Collected material:

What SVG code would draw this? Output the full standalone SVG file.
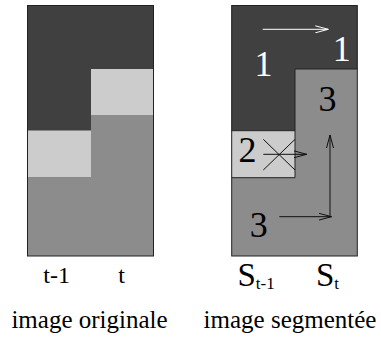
<svg xmlns="http://www.w3.org/2000/svg" width="381" height="339" viewBox="0 0 381 339">
<style>
.dark{fill:#404040}
.light{fill:#cccccc}
.mid{fill:#8c8c8c}
.edge{fill:none;stroke:#222;stroke-width:1}
text{font-family:'Liberation Serif','DejaVu Serif',serif;fill:#000}
.big{font-size:36px;text-anchor:middle}
.lab{font-size:24px;text-anchor:middle}
.cap{font-size:25px;text-anchor:middle}
.ln{stroke:#111;stroke-width:1;fill:none}
.wl{stroke:#fff;stroke-width:1;fill:none}
</style>
<defs>
<marker id="ab" markerWidth="14" markerHeight="8" refX="13" refY="4" orient="auto" markerUnits="userSpaceOnUse">
<path d="M0,0.5 L13,4 L0,7.5" fill="none" stroke="#111" stroke-width="1"/>
</marker>
<marker id="aw" markerWidth="14" markerHeight="8" refX="13" refY="4" orient="auto" markerUnits="userSpaceOnUse">
<path d="M0,0.5 L13,4 L0,7.5" fill="none" stroke="#fff" stroke-width="1"/>
</marker>
</defs>
<g id="original">
<rect class="dark" x="27.5" y="5.5" width="126" height="250.5"/>
<rect class="light" x="27.5" y="130.5" width="63.5" height="47"/>
<rect class="mid" x="27.5" y="177.5" width="63.5" height="78.5"/>
<rect class="light" x="91" y="69" width="62.5" height="46"/>
<rect class="mid" x="91" y="115" width="62.5" height="141"/>
<rect class="edge" x="27.5" y="5.5" width="126" height="250.5"/>
<text class="lab" x="56.7" y="283">t-1</text>
<text class="lab" x="121.7" y="283">t</text>
<text class="cap" x="89.5" y="328">image originale</text>
</g>
<g id="segmented">
<rect class="mid" x="231.7" y="5.5" width="125.6" height="250.5"/>
<path class="dark" d="M231.7,5.5 H357.3 V69 H295 V130.7 H231.7 Z"/>
<rect class="light" x="231.7" y="130.7" width="63.3" height="47"/>
<path class="edge" d="M295,69 H357.3 M295,69 V177.7 H231.7 M231.7,130.7 H295"/>
<rect class="edge" x="231.7" y="5.5" width="125.6" height="250.5"/>
<text class="big" x="263.5" y="76" style="fill:#fff">1</text>
<text class="big" x="341.7" y="61" style="fill:#fff">1</text>
<text class="big" x="327.5" y="111">3</text>
<text class="big" x="247.5" y="162">2</text>
<text class="big" x="258.7" y="236.7">3</text>
<text x="237.5" y="285.5" style="font-size:33px">S<tspan style="font-size:17px" dy="3">t-1</tspan></text>
<text x="316" y="285.5" style="font-size:33px">S<tspan style="font-size:17px" dy="3">t</tspan></text>
<text class="cap" x="290" y="328">image segmentée</text>
</g>
<g id="connectors">
<line class="wl" x1="262.7" y1="29.3" x2="328.3" y2="29.3" marker-end="url(#aw)"/>
<line class="ln" x1="263.3" y1="154.3" x2="306.7" y2="154.3" marker-end="url(#ab)"/>
<line class="ln" x1="263.3" y1="139.3" x2="295" y2="170"/>
<line class="ln" x1="263.3" y1="170" x2="295" y2="139.3"/>
<line class="ln" x1="279.3" y1="216.7" x2="331.5" y2="216.7" marker-end="url(#ab)"/>
<line class="ln" x1="330" y1="216.7" x2="330" y2="135" marker-end="url(#ab)"/>
</g>
</svg>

Exercise requirements:
Transcribe the listing in full and omit the pictures.

The response:
What SVG code would draw this? Output the full standalone SVG file.
<svg xmlns="http://www.w3.org/2000/svg" width="381" height="339" viewBox="0 0 381 339">
<style>
.dark{fill:#404040}
.light{fill:#cccccc}
.mid{fill:#8c8c8c}
.edge{fill:none;stroke:#222;stroke-width:1}
text{font-family:'Liberation Serif','DejaVu Serif',serif;fill:#000}
.big{font-size:36px;text-anchor:middle}
.lab{font-size:24px;text-anchor:middle}
.cap{font-size:25px;text-anchor:middle}
.ln{stroke:#111;stroke-width:1;fill:none}
.wl{stroke:#fff;stroke-width:1;fill:none}
</style>
<defs>
<marker id="ab" markerWidth="14" markerHeight="8" refX="13" refY="4" orient="auto" markerUnits="userSpaceOnUse">
<path d="M0,0.5 L13,4 L0,7.5" fill="none" stroke="#111" stroke-width="1"/>
</marker>
<marker id="aw" markerWidth="14" markerHeight="8" refX="13" refY="4" orient="auto" markerUnits="userSpaceOnUse">
<path d="M0,0.5 L13,4 L0,7.5" fill="none" stroke="#fff" stroke-width="1"/>
</marker>
</defs>
<g id="original">
<rect class="dark" x="27.5" y="5.5" width="126" height="250.5"/>
<rect class="light" x="27.5" y="130.5" width="63.5" height="47"/>
<rect class="mid" x="27.5" y="177.5" width="63.5" height="78.5"/>
<rect class="light" x="91" y="69" width="62.5" height="46"/>
<rect class="mid" x="91" y="115" width="62.5" height="141"/>
<rect class="edge" x="27.5" y="5.5" width="126" height="250.5"/>
<text class="lab" x="56.7" y="283">t-1</text>
<text class="lab" x="121.7" y="283">t</text>
<text class="cap" x="89.5" y="328">image originale</text>
</g>
<g id="segmented">
<rect class="mid" x="231.7" y="5.5" width="125.6" height="250.5"/>
<path class="dark" d="M231.7,5.5 H357.3 V69 H295 V130.7 H231.7 Z"/>
<rect class="light" x="231.7" y="130.7" width="63.3" height="47"/>
<path class="edge" d="M295,69 H357.3 M295,69 V177.7 H231.7 M231.7,130.7 H295"/>
<rect class="edge" x="231.7" y="5.5" width="125.6" height="250.5"/>
<text class="big" x="263.5" y="76" style="fill:#fff">1</text>
<text class="big" x="341.7" y="61" style="fill:#fff">1</text>
<text class="big" x="327.5" y="111">3</text>
<text class="big" x="247.5" y="162">2</text>
<text class="big" x="258.7" y="236.7">3</text>
<text x="237.5" y="285.5" style="font-size:33px">S<tspan style="font-size:17px" dy="3">t-1</tspan></text>
<text x="316" y="285.5" style="font-size:33px">S<tspan style="font-size:17px" dy="3">t</tspan></text>
<text class="cap" x="290" y="328">image segmentée</text>
</g>
<g id="connectors">
<line class="wl" x1="262.7" y1="29.3" x2="328.3" y2="29.3" marker-end="url(#aw)"/>
<line class="ln" x1="263.3" y1="154.3" x2="306.7" y2="154.3" marker-end="url(#ab)"/>
<line class="ln" x1="263.3" y1="139.3" x2="295" y2="170"/>
<line class="ln" x1="263.3" y1="170" x2="295" y2="139.3"/>
<line class="ln" x1="279.3" y1="216.7" x2="331.5" y2="216.7" marker-end="url(#ab)"/>
<line class="ln" x1="330" y1="216.7" x2="330" y2="135" marker-end="url(#ab)"/>
</g>
</svg>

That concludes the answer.